Maybe, maybe not. But if one company explicitly says they have your back, and another doesn’t, most people will go with the one saying the right thing.
That’s no guarantee of protection either, inclusivity is superficial at a lot of companies, but there is a better chance that you will have a good experience.
it's pretty much just another HR role. I don't think you'll get much pushback if HR isn't making money, most people ignore it to be avoid being cancelled.
Yes. There’s enough stats out there showing diverse companies do better. Stock price is a commonly cited metric. It’s not hard to find. That is the justification.
What isn’t clear is whether these analyses are well controlled. E.g. is it over indexing on companies flourishing in wealthy coastal cities. I doubt it’s a causal effect personally. But I don’t have numbers either way.
I tried to look into this once, and it’s hard to find these studies. It’s easy to find studies that _cite_ these studies, but it’s hard to actually find the studies themselves, and even harder to figure out exactly what they mean by “diversity”. Where I could find data, it was significant that the studies took place before diversity included sexual orientation (and _long_ before it included gender identity), but those both seem to be the main driver of diversity initiatives these days
Eh… I don’t think there’s anything to say there. Companies tend not to have data on the sexual orientation of their employees. Such studies are not possible to do.
Promoting inclusivity for sexual orientation and gender is different from trying to improve diversity. I think it’s pretty rare to see the latter relative to racial diversity efforts.

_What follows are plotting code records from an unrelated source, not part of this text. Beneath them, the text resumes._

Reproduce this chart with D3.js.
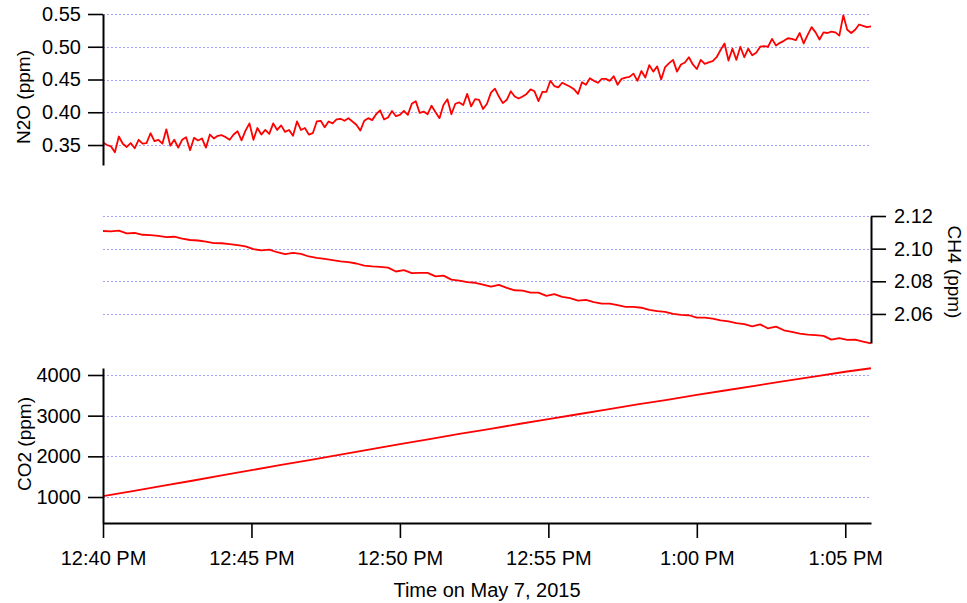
<!DOCTYPE html>
<html>
<head>
    <title>Gas concentrations, May 7, 2015</title>
    <script src="https://d3js.org/d3.v7.min.js"></script>
    <style>
        body { margin: 0; background: #fff; }
        text { font-family: "Liberation Sans", Arial, sans-serif; fill: #000; }
        .axis path, .axis line { stroke: #000; }
        .axis path { stroke-width: 2px; }
        .axis line { stroke-width: 1.6px; }
        .axis text { font-size: 20px; }
        .grid line { stroke: #a3a3ff; stroke-width: 1px; stroke-dasharray: 2,2; }
        .trace { fill: none; stroke: #ff0000; stroke-width: 1.8px; stroke-linejoin: round; }
        .title { font-size: 19px; }
    </style>
</head>
<body>
<script>
// start of the record and sampling steps (seconds)
var startTime = new Date(2015, 4, 7, 12, 40, 0);
var n2oStep = 8;
var ch4Step = 16;

// N2O (ppm), one value every 8 s
var n2o = [
    0.354,0.350,0.348,0.339,0.363,0.352,0.347,0.353,0.345,0.358,
    0.352,0.353,0.368,0.356,0.358,0.352,0.374,0.349,0.358,0.346,
    0.358,0.362,0.342,0.361,0.357,0.360,0.346,0.366,0.360,0.364,
    0.365,0.362,0.358,0.366,0.371,0.357,0.372,0.383,0.358,0.376,
    0.366,0.373,0.367,0.383,0.373,0.380,0.370,0.373,0.364,0.386,
    0.373,0.376,0.366,0.368,0.386,0.387,0.377,0.386,0.383,0.389,
    0.390,0.387,0.391,0.386,0.381,0.372,0.387,0.391,0.388,0.397,
    0.403,0.389,0.392,0.402,0.394,0.396,0.402,0.396,0.413,0.417,
    0.399,0.401,0.397,0.410,0.400,0.391,0.411,0.420,0.397,0.413,
    0.415,0.411,0.428,0.409,0.420,0.419,0.405,0.413,0.430,
    0.436,0.424,0.414,0.419,0.432,0.424,0.421,0.424,0.428,0.435,
    0.432,0.417,0.431,0.431,0.448,0.440,0.438,0.445,0.442,0.439,
    0.435,0.428,0.446,0.442,0.452,0.448,0.445,0.451,0.451,0.448,
    0.455,0.442,0.451,0.453,0.454,0.459,0.448,0.463,0.453,0.472,
    0.462,0.470,0.450,0.469,0.475,0.480,0.462,0.473,0.476,0.484,
    0.473,0.466,0.480,0.474,0.476,0.478,0.484,0.495,0.505,0.479,
    0.497,0.480,0.500,0.484,0.497,0.487,0.491,0.500,0.501,0.500,
    0.512,0.502,0.506,0.509,0.513,0.512,0.510,0.521,0.505,0.518,
    0.530,0.522,0.511,0.522,0.521,0.523,0.522,0.517,0.548,0.526,
    0.521,0.526,0.534,0.532,0.530,0.531
];

// CH4 (ppm), one value every 16 s
var ch4 = [
    2.1108,2.1106,2.1110,2.1094,2.1096,2.1085,2.1083,2.1078,2.1071,2.1073,
    2.1061,2.1053,2.1050,2.1043,2.1034,2.1033,2.1028,2.1022,2.1014,2.0997,
    2.0990,2.0994,2.0978,2.0967,2.0974,2.0968,2.0952,2.0943,2.0937,2.0930,
    2.0922,2.0918,2.0909,2.0896,2.0891,2.0888,2.0884,2.0860,2.0868,2.0850,
    2.0851,2.0852,2.0830,2.0835,2.0810,2.0804,2.0795,2.0791,2.0780,2.0767,
    2.0778,2.0760,2.0745,2.0743,2.0730,2.0731,2.0711,2.0722,2.0705,2.0697,
    2.0682,2.0686,2.0673,2.0663,2.0663,2.0654,2.0643,2.0643,2.0638,2.0625,
    2.0617,2.0613,2.0600,2.0594,2.0592,2.0577,2.0577,2.0571,2.0560,2.0555,
    2.0544,2.0538,2.0524,2.0536,2.0511,2.0522,2.0500,2.0490,2.0480,2.0473,
    2.0470,2.0466,2.0443,2.0452,2.0441,2.0442,2.0431,2.0419
];

// CO2 (ppm) against minutes after 12:40
var co2Minutes = [0,1,2,3,4,5,6,7,8,9,10,11,12,13,14,15,16,17,18,19,20,21,22,23,24,25,25.867];
var co2 = [1020,1145,1275,1400,1530,1660,1790,1915,2040,2170,2300,2425,2550,2670,2795,
           2915,3035,3155,3275,3390,3510,3625,3740,3855,3965,4080,4166];

var n2oTicks = [0.35, 0.40, 0.45, 0.50, 0.55];
var ch4Ticks = [2.06, 2.08, 2.10, 2.12];
var co2Ticks = [1000, 2000, 3000, 4000];

var width = 967, height = 603;
var left = 103, right = 871;

var svg = d3.select("body").append("svg")
    .attr("width", width)
    .attr("height", height);

var addSeconds = (s) => new Date(startTime.getTime() + s * 1000);
var endTime = addSeconds((n2o.length - 1) * n2oStep);

var x = d3.scaleTime().domain([startTime, endTime]).range([left, right]);

var yN2O = d3.scaleLinear().domain([0.3195, 0.55]).range([165, 14]);
var yCH4 = d3.scaleLinear().domain([2.0422, 2.12]).range([343, 216]);
var yCO2 = d3.scaleLinear().domain([361, 4172]).range([523, 368]);

function grid(scale, ticks) {
    svg.append("g").attr("class", "grid")
        .selectAll("line").data(ticks).enter().append("line")
        .attr("x1", left).attr("x2", right)
        .attr("y1", d => Math.round(scale(d)) + 0.5)
        .attr("y2", d => Math.round(scale(d)) + 0.5);
}
grid(yN2O, n2oTicks);
grid(yCH4, ch4Ticks);
grid(yCO2, co2Ticks);

// traces
var n2oData = n2o.map((v, i) => ({t: addSeconds(i * n2oStep), v: v}));
var ch4Data = ch4.map((v, i) => ({t: addSeconds(i * ch4Step), v: v}));
var co2Data = co2.map((v, i) => ({t: addSeconds(co2Minutes[i] * 60), v: v}));

function trace(data, y) {
    svg.append("path")
        .datum(data)
        .attr("class", "trace")
        .attr("d", d3.line().x(d => x(d.t)).y(d => y(d.v)));
}
trace(n2oData, yN2O);
trace(ch4Data, yCH4);
trace(co2Data, yCO2);

// axes
svg.append("g").attr("class", "axis")
    .attr("transform", "translate(" + left + ",0)")
    .call(d3.axisLeft(yN2O).tickValues(n2oTicks).tickFormat(d3.format(".2f"))
        .tickSizeInner(15).tickSizeOuter(0).tickPadding(7));

svg.append("g").attr("class", "axis")
    .attr("transform", "translate(" + right + ",0)")
    .call(d3.axisRight(yCH4).tickValues(ch4Ticks).tickFormat(d3.format(".2f"))
        .tickSizeInner(15).tickSizeOuter(0).tickPadding(8));

svg.append("g").attr("class", "axis")
    .attr("transform", "translate(" + left + ",0)")
    .call(d3.axisLeft(yCO2).tickValues(co2Ticks).tickFormat(d3.format("d"))
        .tickSizeInner(15).tickSizeOuter(0).tickPadding(7));

svg.append("g").attr("class", "axis")
    .attr("transform", "translate(0,523)")
    .call(d3.axisBottom(x).ticks(d3.timeMinute.every(5)).tickFormat(d3.timeFormat("%-I:%M %p"))
        .tickSizeInner(15).tickSizeOuter(0).tickPadding(13));

// axis titles
svg.append("text").attr("class", "title")
    .attr("transform", "translate(30,97) rotate(-90)")
    .attr("text-anchor", "middle")
    .text("N2O (ppm)");

svg.append("text").attr("class", "title")
    .attr("transform", "translate(948,272) rotate(90)")
    .attr("text-anchor", "middle")
    .text("CH4 (ppm)");

svg.append("text").attr("class", "title")
    .attr("transform", "translate(31,444) rotate(-90)")
    .attr("text-anchor", "middle")
    .text("CO2 (ppm)");

svg.append("text").attr("class", "title")
    .attr("x", (left + right) / 2)
    .attr("y", 597)
    .attr("text-anchor", "middle")
    .style("font-size", "20px")
    .text("Time on May 7, 2015");
</script>
</body>
</html>
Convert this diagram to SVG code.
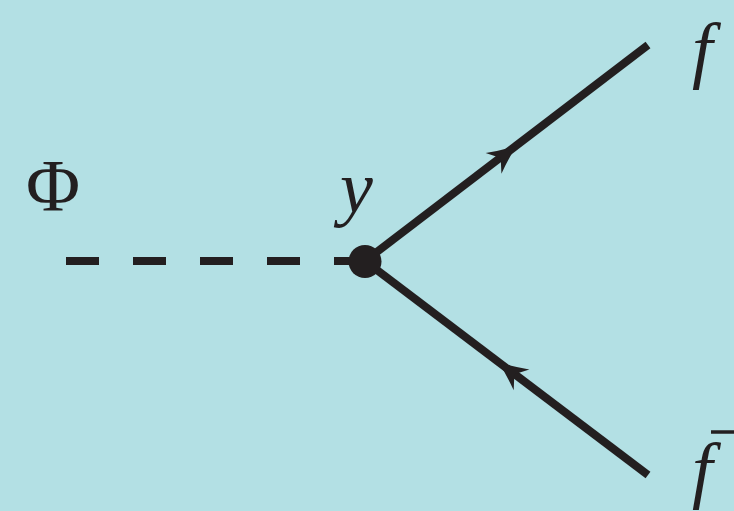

It sounds to me like what you're saying is "data isn't important as long as I agree with the conclusion."
These diversity "studies", as the grandparent points out, are light on data and heavy on marketing. Several years back when I looked up the McKinsey 2012 (or 2013, whichever) study that started all this, it was a marketing flyer with zero data.
It's really convenient you can make such a hefty claim and provide essentially no evidence to back it up.
Please provide a quote of the claim you say I’m making without data. Because it seems to me you’re just overly sensitive about this and attacking without even bothering to read me saying I doubt it’s a causal relationship.
The McKinsey stuff and other stuff is generally publically available data. It is real. I think you can find it for some resources at least. The question is whether it’s compelling.
> Please provide a quote of the claim you say I’m making without data.
As requested, the quote:
> Companies tend not to have data on the sexual orientation of their employees. Such studies are not possible to do.
The studies are absolutely possible to do. Throwing up our hands because companies "tend not to have data on sexual orientation" reads like a cop-out when the comment you responded to was attempting to get at some data around this very issue.
> The McKinsey stuff and other stuff is generally publically available data.
Is it? I found a report [1], which isn't the one which I previously remember seeing but it'll have to do since that older one evades me now.
Look at the footnotes. Several pages say their source is the "McKinsey Diversity Database". I searched for it on Google and DuckDuckGo and it didn't show up for me. Do you have a link to the underlying data for this database? I tried and failed to find one.
Lastly, review the authors at the end of the doc. If you put the authors' bios at the top of the report, the conclusion would be surprising to exactly zero people. That doesn't mean their conclusion is invalid, but given that much of their data is tied up in a "diversity database" that I can't find is VERY suspect.
> data isn't important as long as I agree with the conclusion
Your quote does not contain a claim that pretends data is not important so long as I agree with the conclusion. It in fact contains a claim that the data is not possible to acquire. And I think it’s kind of dumb of you to pretend otherwise. You cannot practically do a good study or even surface stats on company performance vs sexual orientation diversity when companies do not collect sexual orientation data. That is not a controversial statement. Observe how I am not making a claim that pretends what that data would say in either direction.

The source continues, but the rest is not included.